Two souls of Trade Unionism
The on-the-ground organising within the official union movement and the work of groups like MRCI are two examples of one soul of the union movement - the one that gives hope for the future. But unfortunately, as referred to earlier, much of the movement is being smothered and stultified by a bureaucracy that is the polar opposite of the organiser model of trade unionism. And that bureaucracy appears to want to drag the movement away from organising and back into a new round of ‘social partnership’ and deals with government.
Following the general election of 2011, with the Labour Party in government and many unions still affiliated to that party, the unwillingness of large sections of the trade union leadership to oppose government policy in any real way became even more pronounced. Indeed sections of the union leadership, most notably SIPTU’s general president Jack O’Connor chose on a number of occasions to use public speeches to attack not the government that was imposing austerity policies on his members but ‘the left’ which was attempting to organise people to oppose those austerity policies. Speaking at a commemoration for Alicia Brady, who was killed during the 1913 Lockout, in January 2014 O’Connor described ‘the left’ as having “a poverty of ambition” going on to say that “we have an obligation to offer more than protest and caustic commentary…” He criticised the left for “indulging in relentless political cannibalism on remote points of dogma”, saying that “We must be sufficiently pragmatic to avoid condemning those with whom we disagree on questions of strategy and tactics,… [and] be sufficiently flexible to recognise that until we command a majority it is entirely legitimate, indeed essential, for parties and individuals to participate in government with those on the centre right either in Dublin or in Belfast .”
As defences of Labour’s role in government go, this speech by O’Connor was perhaps more upfront than most. It was certainly one that outlined in stark terms the other soul of trade unionism, the one that would keep us wedded to the ‘jaw jaw’ version of trade unionism, and undermine and blunt the grassroots organising taking place on the ground.
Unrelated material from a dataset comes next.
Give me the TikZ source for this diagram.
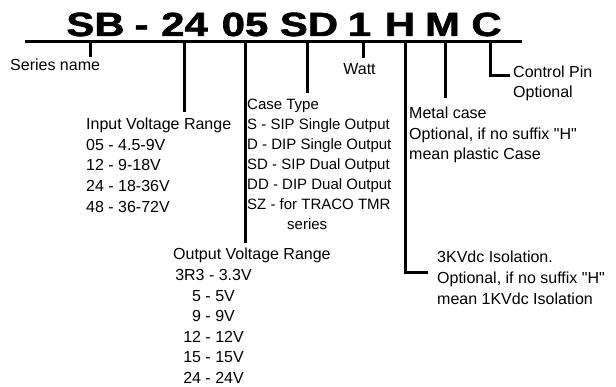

‘Social Partnership’ renewed?
That is clearly the ambition of the trade union bureaucracy – to get us back into some form of ‘social partnership’. In recent months, we have seen O’Connor cosying up to Sinn Fein. At a fringe meeting at the Labour Party conference in February, he advocated a ‘left-led’ government and effectively tied the fortunes of the trade union movement to a new ‘social partnership’ type deal with whatever government is elected after the next election.
The period leading up to and following the next general election will see the battle for the soul of the trade union movement intensify. We will be faced with a stark choice – are we going to continue to build the ‘organiser’ model of trade unionism which has been so successful in recent years? And in order to do so, are we going to rid ourselves of the stultifying bureaucracy that is preventing this move from organising to fighting? Or are we going to allow ourselves to be brought back into a new round of ‘social partnership’? If we allow the latter to happen, it is likely to sign the death knell of the movement that has been so painstakingly built over the past 100 years. If we want the former – which I imagine most of the readers of this paper and article do – the question is how?
That’s an urgent discussion, time for it to begin.